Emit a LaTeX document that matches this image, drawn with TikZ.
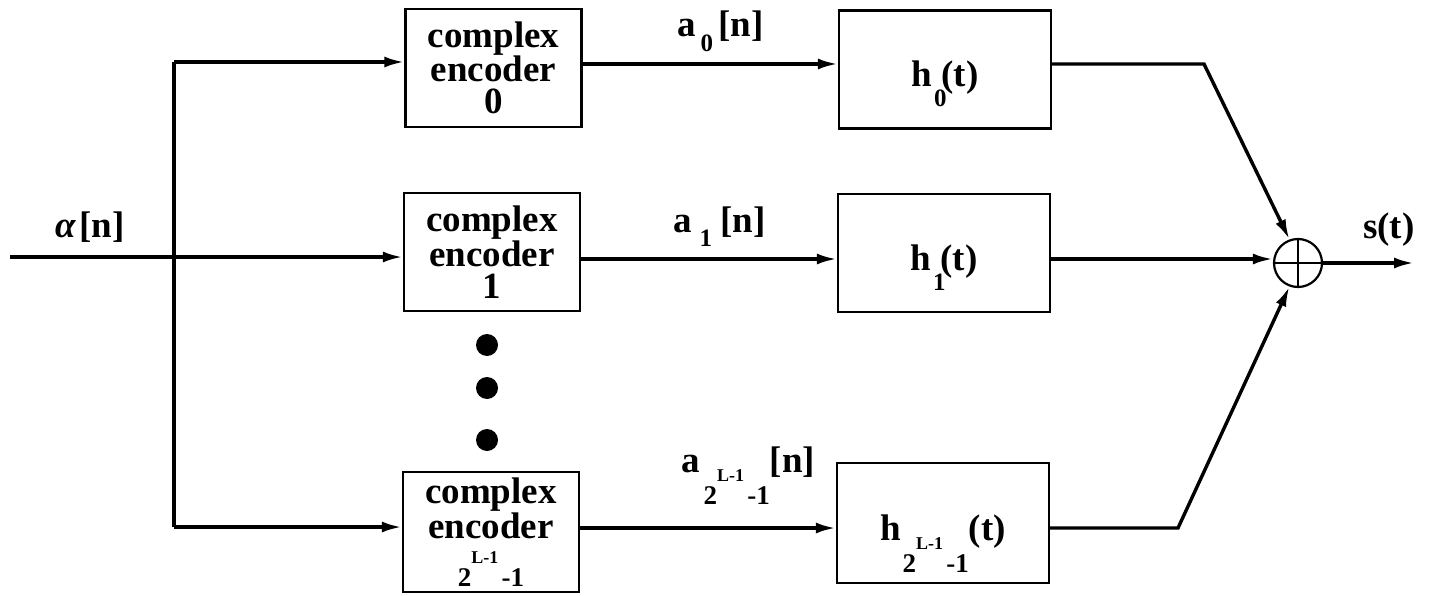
\documentclass[tikz,border=0pt]{standalone}
\usepackage{fontspec}
\setmainfont{Liberation Serif}
\newfontfamily\serifx{Liberation Serif}
\usetikzlibrary{arrows.meta}
\newcommand\lowsub[2][-0.55em]{\raisebox{#1}{\fontsize{25}{25}\selectfont #2}}
\newcommand\tpow{\mbox{\fontsize{27}{27}\selectfont 2\raisebox{0.85em}{\fontsize{18}{18}\selectfont L-1}\hspace{0.12em}-1}}
\tikzset{
  txt/.style={font=\serifx\bfseries\fontsize{37}{32}\selectfont},
  wire/.style={line width=3.4pt, -{Latex[length=20pt,width=11pt]}},
  bare/.style={line width=3.4pt},
  encbox/.style={draw, line width=2.2pt, inner sep=0pt, minimum width=176pt, minimum height=118pt, align=center, txt},
  hbox/.style={draw, line width=2.2pt, inner sep=0pt, minimum width=212pt, minimum height=118pt, text height=42pt, text depth=8pt, txt},
  dotnode/.style={circle, fill=black, minimum size=22pt, inner sep=0pt},
  lbl/.style={txt, anchor=base west, inner sep=0pt}
}
\begin{document}
\begin{tikzpicture}[x=1pt,y=-1pt]
\useasboundingbox (0,0) rectangle (1431,596);
% boxes
\node[encbox] (e0) at (493.5,68) {complex\\encoder\\0};
\node[encbox] (e1) at (492,252) {complex\\encoder\\1};
\node[encbox, minimum height=120pt] (eL) at (491,532) {complex\\encoder\\[12pt]\tpow};
\node[hbox] (h0) at (945,69.5) {h\hspace{2pt}\lowsub{0}\hspace{-5pt}(t)};
\node[hbox] (h1) at (944,253) {h\hspace{2pt}\lowsub{1}\hspace{-5pt}(t)};
\node[hbox, minimum height=120pt] (hL) at (943,523) {h\hspace{2pt}\raisebox{-32pt}{\tpow}(t)};
\node[dotnode] (d1) at (487,345) {};
\node[dotnode] (d2) at (487,388) {};
\node[dotnode] (d3) at (487,440) {};
\node[circle, draw, line width=2.2pt, minimum size=48pt, inner sep=0pt] (sum) at (1298,263) {};
\draw[line width=2.2pt] (sum.north) -- (sum.south) (sum.west) -- (sum.east);
% coordinates
\coordinate (in) at (10,257);
\coordinate (bt) at (174,62);
\coordinate (bb) at (174,527);
\coordinate (r0) at (0,64);
\coordinate (r1) at (0,259);
\coordinate (rL) at (0,528);
\coordinate (k0) at (1204,64);
\coordinate (kL) at (1178,528);
\coordinate (out) at (1414,0);
% wires
\draw[wire] (in) -- (in -| e1.west);
\draw[bare] (bt) -- (bb);
\draw[wire] (bt) -- (bt -| e0.west);
\draw[wire] (bb) -- (bb -| eL.west);
\draw[wire] (e0.east |- r0) -- (h0.west |- r0);
\draw[wire] (e1.east |- r1) -- (h1.west |- r1);
\draw[wire] (eL.east |- rL) -- (hL.west |- rL);
\draw[wire] (h0.east |- r0) -- (k0) -- (sum.110);
\draw[wire] (h1.east |- r1) -- (sum.west |- r1);
\draw[wire] (hL.east |- rL) -- (kL) -- (sum.250);
\draw[wire] (sum.east) -- (sum.east -| out);
% labels
\node[lbl] (la) at (55,237) {\textit{α}\hspace{3pt}[n]};
\node[lbl] (l0) at (677,37) {a\hspace{5pt}\lowsub[-0.4em]{0}\hspace{5pt}[n]};
\node[lbl] (l1) at (673,232) {a\hspace{8pt}\lowsub[-0.4em]{1}\hspace{8pt}[n]};
\node[lbl] (lL) at (681,472) {a\hspace{4pt}\raisebox{-0.87em}{\tpow}[n]};
\node[lbl] (ls) at (1363,238) {s(t)};
\end{tikzpicture}
\end{document}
==========
_Exercise requirements_.
Without the pictures, retype the whole of the material above exactly.

_Complete output_.
Emit a LaTeX document that matches this image, drawn with TikZ.
\documentclass[tikz,border=0pt]{standalone}
\usepackage{fontspec}
\setmainfont{Liberation Serif}
\newfontfamily\serifx{Liberation Serif}
\usetikzlibrary{arrows.meta}
\newcommand\lowsub[2][-0.55em]{\raisebox{#1}{\fontsize{25}{25}\selectfont #2}}
\newcommand\tpow{\mbox{\fontsize{27}{27}\selectfont 2\raisebox{0.85em}{\fontsize{18}{18}\selectfont L-1}\hspace{0.12em}-1}}
\tikzset{
  txt/.style={font=\serifx\bfseries\fontsize{37}{32}\selectfont},
  wire/.style={line width=3.4pt, -{Latex[length=20pt,width=11pt]}},
  bare/.style={line width=3.4pt},
  encbox/.style={draw, line width=2.2pt, inner sep=0pt, minimum width=176pt, minimum height=118pt, align=center, txt},
  hbox/.style={draw, line width=2.2pt, inner sep=0pt, minimum width=212pt, minimum height=118pt, text height=42pt, text depth=8pt, txt},
  dotnode/.style={circle, fill=black, minimum size=22pt, inner sep=0pt},
  lbl/.style={txt, anchor=base west, inner sep=0pt}
}
\begin{document}
\begin{tikzpicture}[x=1pt,y=-1pt]
\useasboundingbox (0,0) rectangle (1431,596);
% boxes
\node[encbox] (e0) at (493.5,68) {complex\\encoder\\0};
\node[encbox] (e1) at (492,252) {complex\\encoder\\1};
\node[encbox, minimum height=120pt] (eL) at (491,532) {complex\\encoder\\[12pt]\tpow};
\node[hbox] (h0) at (945,69.5) {h\hspace{2pt}\lowsub{0}\hspace{-5pt}(t)};
\node[hbox] (h1) at (944,253) {h\hspace{2pt}\lowsub{1}\hspace{-5pt}(t)};
\node[hbox, minimum height=120pt] (hL) at (943,523) {h\hspace{2pt}\raisebox{-32pt}{\tpow}(t)};
\node[dotnode] (d1) at (487,345) {};
\node[dotnode] (d2) at (487,388) {};
\node[dotnode] (d3) at (487,440) {};
\node[circle, draw, line width=2.2pt, minimum size=48pt, inner sep=0pt] (sum) at (1298,263) {};
\draw[line width=2.2pt] (sum.north) -- (sum.south) (sum.west) -- (sum.east);
% coordinates
\coordinate (in) at (10,257);
\coordinate (bt) at (174,62);
\coordinate (bb) at (174,527);
\coordinate (r0) at (0,64);
\coordinate (r1) at (0,259);
\coordinate (rL) at (0,528);
\coordinate (k0) at (1204,64);
\coordinate (kL) at (1178,528);
\coordinate (out) at (1414,0);
% wires
\draw[wire] (in) -- (in -| e1.west);
\draw[bare] (bt) -- (bb);
\draw[wire] (bt) -- (bt -| e0.west);
\draw[wire] (bb) -- (bb -| eL.west);
\draw[wire] (e0.east |- r0) -- (h0.west |- r0);
\draw[wire] (e1.east |- r1) -- (h1.west |- r1);
\draw[wire] (eL.east |- rL) -- (hL.west |- rL);
\draw[wire] (h0.east |- r0) -- (k0) -- (sum.110);
\draw[wire] (h1.east |- r1) -- (sum.west |- r1);
\draw[wire] (hL.east |- rL) -- (kL) -- (sum.250);
\draw[wire] (sum.east) -- (sum.east -| out);
% labels
\node[lbl] (la) at (55,237) {\textit{α}\hspace{3pt}[n]};
\node[lbl] (l0) at (677,37) {a\hspace{5pt}\lowsub[-0.4em]{0}\hspace{5pt}[n]};
\node[lbl] (l1) at (673,232) {a\hspace{8pt}\lowsub[-0.4em]{1}\hspace{8pt}[n]};
\node[lbl] (lL) at (681,472) {a\hspace{4pt}\raisebox{-0.87em}{\tpow}[n]};
\node[lbl] (ls) at (1363,238) {s(t)};
\end{tikzpicture}
\end{document}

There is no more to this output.